#### WHAT YOU NEED TO DO
Give only the number of lines in the data that include the string "draw".

#### RECORDS FOR THE TASK
● ● ● ● ● ● ●

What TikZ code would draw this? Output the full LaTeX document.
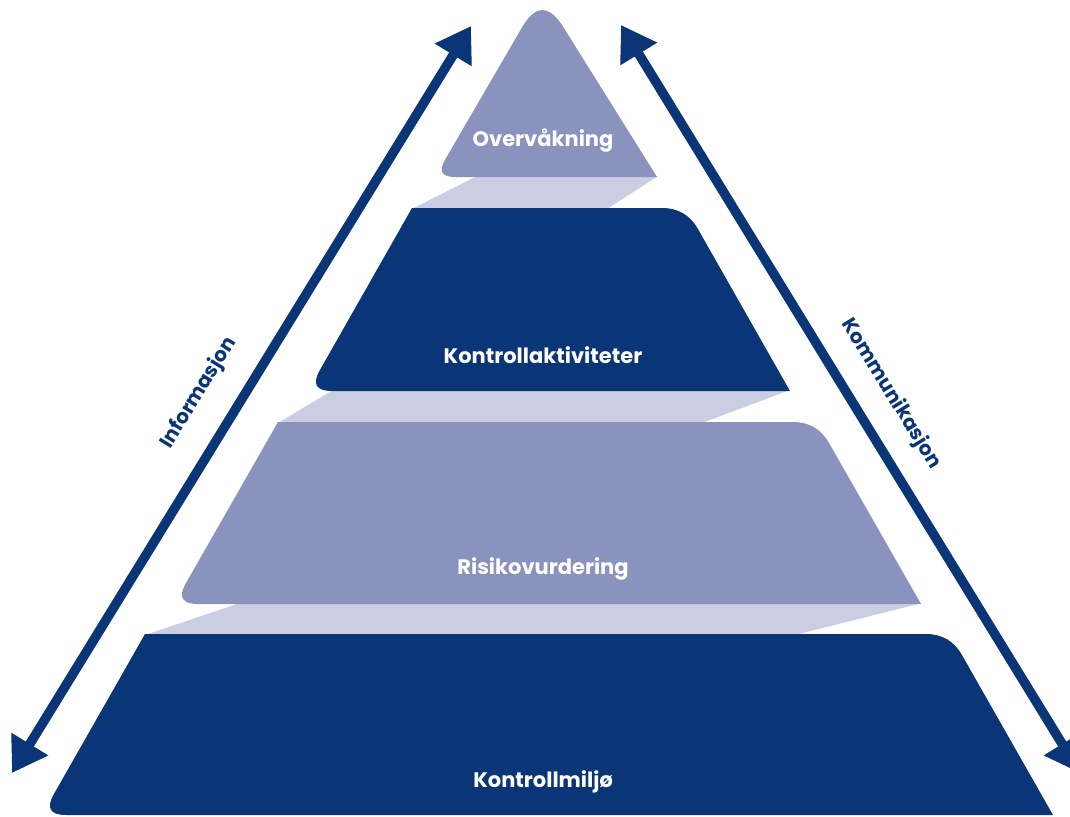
\documentclass[tikz,border=0pt]{standalone}
\usepackage{fontspec}
\setmainfont{Poppins}
\usetikzlibrary{calc,arrows.meta}

\definecolor{navy}{HTML}{0A3677}
\definecolor{lilac}{HTML}{8A93BE}
\definecolor{haze}{HTML}{CBCEE2}

% rounded corner at #2, coming from #1 and leaving towards #3, cut back by #4
\newcommand\rcorner[4]{%
  -- ($(#2)!#4!(#1)$) .. controls ($(#2)!#4/3!(#1)$) and ($(#2)!#4/3!(#3)$) .. ($(#2)!#4!(#3)$)}

% trapezoid: sharp top-left and bottom-right, rounded top-right and bottom-left
\newcommand\rtrap[6]{%
  \fill[#1] (#2) \rcorner{#2}{#3}{#4}{#6} -- (#4) \rcorner{#4}{#5}{#2}{#6} -- cycle;}

\begin{document}
\begin{tikzpicture}[x=1pt,y=-1pt,
  layertext/.style={text=white,font=\bfseries\fontsize{21}{24}\selectfont,inner sep=0pt},
  sidetext/.style={text=navy,font=\bfseries\fontsize{20}{23}\selectfont,inner sep=0pt},
  flow/.style={draw=navy,line width=9.5pt,
    {Triangle[length=34pt,width=41pt]}-{Triangle[length=34pt,width=41pt]}}]
\useasboundingbox (0,0) rectangle (1070,816);
\clip (0,0) rectangle (1070,816);

% shading bands between the levels
\fill[haze] (477,176) -- (658,176) -- (607,209) -- (412,209) -- cycle;
\fill[haze] (333,390) -- (790,390) -- (702,423) -- (278,423) -- cycle;
\fill[haze] (240,603) -- (922,603) -- (795,635) -- (145,635) -- cycle;

% top triangle
\coordinate (ta) at (542,-7);
\coordinate (tb) at (435,177);
\coordinate (tc) at (657,177);
\fill[lilac] (tc) \rcorner{tc}{ta}{tb}{40pt} \rcorner{ta}{tb}{tc}{20pt} -- cycle;

% second level
\coordinate (k1) at (412,208);
\coordinate (k2) at (686,208);
\coordinate (k3) at (790,391);
\coordinate (k4) at (308,391);
\rtrap{navy}{k1}{k2}{k3}{k4}{24pt}

% third level
\coordinate (r1) at (278,422);
\coordinate (r2) at (817,422);
\coordinate (r3) at (921,604);
\coordinate (r4) at (174,604);
\rtrap{lilac}{r1}{r2}{r3}{r4}{24pt}

% base level
\coordinate (m1) at (145,634);
\coordinate (m2) at (950,634);
\coordinate (m3) at (1053,815);
\coordinate (m4) at (42,815);
\rtrap{navy}{m1}{m2}{m3}{m4}{24pt}

% level labels
\node[layertext] (ovk) at (543,141) {Overvåkning};
\node[layertext] (kak) at (543,355) {Kontrollaktiviteter};
\node[layertext] (rsk) at (543,569) {Risikovurdering};
\node[layertext] (kml) at (543,782) {Kontrollmiljø};

% side arrows
\coordinate (ia) at (12,773);
\coordinate (ib) at (471,26);
\coordinate (ka) at (621,25);
\coordinate (kb) at (1080,773);
\draw[flow] (ia) -- (ib);
\draw[flow] (ka) -- (kb);

\node[sidetext,rotate=58.4] (info) at (199,393) {Informasjon};
\node[sidetext,rotate=-58.4] (komm) at (891,394) {Kommunikasjon};
\end{tikzpicture}
\end{document}
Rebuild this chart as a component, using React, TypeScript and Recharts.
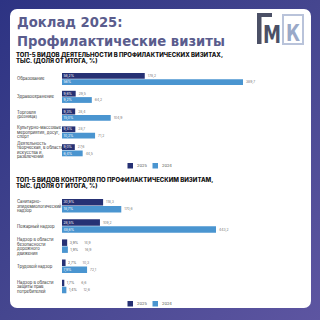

● ● ● ● ● ● ●

#### THE SOLUTION
4